Cherno M. Njie, 57 and Papa Faal, both U.S. citizens born in Gambia, have been charged by American authorities for a December attempt to depose Gambian President Yahya Jammeh.
But members of Seattle’s Gambian community defended the failed coup attempt. During the protest they spoke out about persecution of gays and lesbians in their home country, and charged that U.S. authorities were siding with a dictator because he had cooperated with a War on Terror rendition program.
“There’s no strategy, no benefit, except for the rendition program, which according to Obama isn’t happening anymore,” said Ousman Ceesay during the protest. “There is no oil in that place.
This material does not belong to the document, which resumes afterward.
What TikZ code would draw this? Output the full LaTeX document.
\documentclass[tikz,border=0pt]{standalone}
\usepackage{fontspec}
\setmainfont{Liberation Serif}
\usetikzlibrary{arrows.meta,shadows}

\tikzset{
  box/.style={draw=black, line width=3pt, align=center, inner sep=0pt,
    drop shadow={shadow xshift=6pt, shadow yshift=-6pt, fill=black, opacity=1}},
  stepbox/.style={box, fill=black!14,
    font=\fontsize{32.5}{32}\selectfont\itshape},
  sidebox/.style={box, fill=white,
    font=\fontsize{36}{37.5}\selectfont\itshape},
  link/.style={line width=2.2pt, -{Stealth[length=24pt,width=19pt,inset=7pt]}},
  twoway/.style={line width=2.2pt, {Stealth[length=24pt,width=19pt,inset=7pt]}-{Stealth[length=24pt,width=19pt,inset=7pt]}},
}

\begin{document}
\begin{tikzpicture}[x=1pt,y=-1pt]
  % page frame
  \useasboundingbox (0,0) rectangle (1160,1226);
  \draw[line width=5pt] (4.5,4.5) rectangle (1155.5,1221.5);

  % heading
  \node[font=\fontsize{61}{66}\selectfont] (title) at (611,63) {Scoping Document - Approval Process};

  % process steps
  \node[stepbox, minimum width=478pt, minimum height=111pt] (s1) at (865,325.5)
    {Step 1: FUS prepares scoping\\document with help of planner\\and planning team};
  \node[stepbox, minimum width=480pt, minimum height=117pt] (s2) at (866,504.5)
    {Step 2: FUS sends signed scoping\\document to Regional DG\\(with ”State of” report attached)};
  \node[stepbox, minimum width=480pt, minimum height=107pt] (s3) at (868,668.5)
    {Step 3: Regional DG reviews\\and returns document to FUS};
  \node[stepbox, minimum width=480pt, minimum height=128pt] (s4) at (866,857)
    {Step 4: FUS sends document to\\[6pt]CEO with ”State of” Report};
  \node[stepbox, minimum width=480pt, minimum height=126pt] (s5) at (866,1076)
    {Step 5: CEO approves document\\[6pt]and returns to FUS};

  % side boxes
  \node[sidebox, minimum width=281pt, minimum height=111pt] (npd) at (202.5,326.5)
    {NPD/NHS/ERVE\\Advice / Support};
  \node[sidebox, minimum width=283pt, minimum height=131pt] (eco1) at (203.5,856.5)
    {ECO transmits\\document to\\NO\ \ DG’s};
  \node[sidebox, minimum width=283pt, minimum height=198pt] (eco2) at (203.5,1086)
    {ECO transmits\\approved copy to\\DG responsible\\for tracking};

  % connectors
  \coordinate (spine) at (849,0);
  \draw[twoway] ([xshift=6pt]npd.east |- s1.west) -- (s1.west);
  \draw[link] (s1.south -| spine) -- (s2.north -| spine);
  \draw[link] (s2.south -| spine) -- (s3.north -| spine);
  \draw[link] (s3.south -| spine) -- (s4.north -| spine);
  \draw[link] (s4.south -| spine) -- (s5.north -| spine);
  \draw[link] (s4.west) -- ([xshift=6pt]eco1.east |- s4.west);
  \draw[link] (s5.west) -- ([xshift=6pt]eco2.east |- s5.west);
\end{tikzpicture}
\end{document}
So why not tell him the truth? Gambians are living in poverty, the guy has a multimillion dollar home in Maryland. Come on, put a freeze on his assets.”
Njie and Faal have been charged under the U.S. Neutrality Act, which prohibits American citizens from waging war against foreign governments during peacetime.
Dictator Yahya Jammeh has been president of the nation of 1.8 million, which lines the banks of the Gambia River, ever since he took power in a military coup of his own in 1994.
Though small, the Seattle protest was part of wave of demonstrations held in D.C. and London and elsewhere. Protesters send letters sent to the UN, the EU, and the American and British governments with an extensive list of human rights violations and the grievances from Gambian expatriate communities.
The local protestors sent their own letter to Senator Maria Cantwell where they expressed “grave concerns for continued human rights violations and political oppressions” in Gambia and accused Jammeh’s government of “arresting and torturing people believed to be gay or lesbian, in accordance with a new law which threatens life imprisonment for those guilty of ‘aggravated homosexuality.'”
Protestors likened Gambia to “the North Korea of Africa” and held signs reading “U.S. should stand with democracy, not dictatorship” and “We want freedom for all Gambians.”
“I have family in Gambia and I worry for their safety,” said Ceesay, referencing some of his fellow protesters request to remain anonymous for fear of reprisals back in Gambia, “but you have to stand for something. You can’t live in perpetual fear of one man.”